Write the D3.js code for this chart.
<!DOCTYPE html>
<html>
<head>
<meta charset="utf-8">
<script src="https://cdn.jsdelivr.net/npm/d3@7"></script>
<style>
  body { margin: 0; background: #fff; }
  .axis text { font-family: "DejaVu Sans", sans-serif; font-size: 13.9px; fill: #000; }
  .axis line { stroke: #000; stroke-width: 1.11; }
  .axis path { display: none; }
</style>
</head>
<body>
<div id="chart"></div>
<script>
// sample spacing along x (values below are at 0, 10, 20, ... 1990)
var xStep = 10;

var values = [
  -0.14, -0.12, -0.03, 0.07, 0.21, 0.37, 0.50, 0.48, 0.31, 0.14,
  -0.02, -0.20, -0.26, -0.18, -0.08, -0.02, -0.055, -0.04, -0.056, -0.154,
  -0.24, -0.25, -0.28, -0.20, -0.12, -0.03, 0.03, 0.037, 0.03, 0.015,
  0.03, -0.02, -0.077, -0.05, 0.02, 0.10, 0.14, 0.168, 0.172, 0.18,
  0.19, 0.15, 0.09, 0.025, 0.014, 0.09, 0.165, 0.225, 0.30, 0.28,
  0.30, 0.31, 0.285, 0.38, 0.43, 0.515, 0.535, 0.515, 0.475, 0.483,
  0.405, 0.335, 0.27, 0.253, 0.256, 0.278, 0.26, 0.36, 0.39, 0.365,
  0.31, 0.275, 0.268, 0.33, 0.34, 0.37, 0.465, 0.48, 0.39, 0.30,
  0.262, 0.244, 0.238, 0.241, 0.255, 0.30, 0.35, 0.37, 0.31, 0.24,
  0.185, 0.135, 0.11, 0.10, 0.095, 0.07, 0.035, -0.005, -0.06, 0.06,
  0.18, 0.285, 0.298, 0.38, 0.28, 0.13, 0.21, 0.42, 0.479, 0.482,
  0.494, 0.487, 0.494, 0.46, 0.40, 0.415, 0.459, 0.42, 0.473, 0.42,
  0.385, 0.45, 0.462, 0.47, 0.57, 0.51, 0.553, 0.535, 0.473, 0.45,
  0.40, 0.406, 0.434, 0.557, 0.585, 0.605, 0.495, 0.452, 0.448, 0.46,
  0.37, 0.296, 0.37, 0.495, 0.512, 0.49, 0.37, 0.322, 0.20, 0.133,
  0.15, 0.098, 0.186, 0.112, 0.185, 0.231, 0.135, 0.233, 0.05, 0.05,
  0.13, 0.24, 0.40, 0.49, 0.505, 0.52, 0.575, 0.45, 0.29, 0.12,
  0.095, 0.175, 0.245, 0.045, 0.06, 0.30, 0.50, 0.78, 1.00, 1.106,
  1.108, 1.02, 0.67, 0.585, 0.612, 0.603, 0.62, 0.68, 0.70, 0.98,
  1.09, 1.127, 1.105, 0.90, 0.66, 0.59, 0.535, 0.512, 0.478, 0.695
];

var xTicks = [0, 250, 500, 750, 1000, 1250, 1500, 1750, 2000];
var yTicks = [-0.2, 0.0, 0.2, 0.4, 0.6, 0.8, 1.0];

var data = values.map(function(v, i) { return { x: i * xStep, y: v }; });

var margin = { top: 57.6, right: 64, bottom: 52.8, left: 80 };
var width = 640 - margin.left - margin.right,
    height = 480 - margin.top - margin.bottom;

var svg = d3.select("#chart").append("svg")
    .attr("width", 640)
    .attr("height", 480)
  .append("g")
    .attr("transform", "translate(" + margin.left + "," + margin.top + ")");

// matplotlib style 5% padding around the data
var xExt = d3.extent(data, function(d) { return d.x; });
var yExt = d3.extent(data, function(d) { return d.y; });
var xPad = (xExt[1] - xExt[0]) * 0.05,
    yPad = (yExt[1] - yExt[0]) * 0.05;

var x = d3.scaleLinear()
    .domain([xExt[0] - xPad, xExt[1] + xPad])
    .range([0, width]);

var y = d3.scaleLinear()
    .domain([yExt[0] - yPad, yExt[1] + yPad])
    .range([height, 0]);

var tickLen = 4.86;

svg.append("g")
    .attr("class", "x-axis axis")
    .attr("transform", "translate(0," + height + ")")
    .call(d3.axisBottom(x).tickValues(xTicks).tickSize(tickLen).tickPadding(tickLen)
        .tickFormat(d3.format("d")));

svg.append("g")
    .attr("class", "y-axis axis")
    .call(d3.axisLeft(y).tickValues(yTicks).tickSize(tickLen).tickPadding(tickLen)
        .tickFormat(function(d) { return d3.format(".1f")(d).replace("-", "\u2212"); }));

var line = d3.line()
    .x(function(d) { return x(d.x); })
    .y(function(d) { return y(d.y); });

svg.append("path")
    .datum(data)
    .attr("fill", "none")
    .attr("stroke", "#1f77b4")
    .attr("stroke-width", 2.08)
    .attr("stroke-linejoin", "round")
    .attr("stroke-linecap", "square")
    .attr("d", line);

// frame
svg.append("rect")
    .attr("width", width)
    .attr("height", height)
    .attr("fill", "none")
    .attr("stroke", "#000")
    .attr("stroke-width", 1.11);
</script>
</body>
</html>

::::::::::

Given problem: Restate word for word only the lines running from the beginning of the data to the line holding "var xStep = 10;", both included.

Response:
Write the D3.js code for this chart.
<!DOCTYPE html>
<html>
<head>
<meta charset="utf-8">
<script src="https://cdn.jsdelivr.net/npm/d3@7"></script>
<style>
  body { margin: 0; background: #fff; }
  .axis text { font-family: "DejaVu Sans", sans-serif; font-size: 13.9px; fill: #000; }
  .axis line { stroke: #000; stroke-width: 1.11; }
  .axis path { display: none; }
</style>
</head>
<body>
<div id="chart"></div>
<script>
// sample spacing along x (values below are at 0, 10, 20, ... 1990)
var xStep = 10;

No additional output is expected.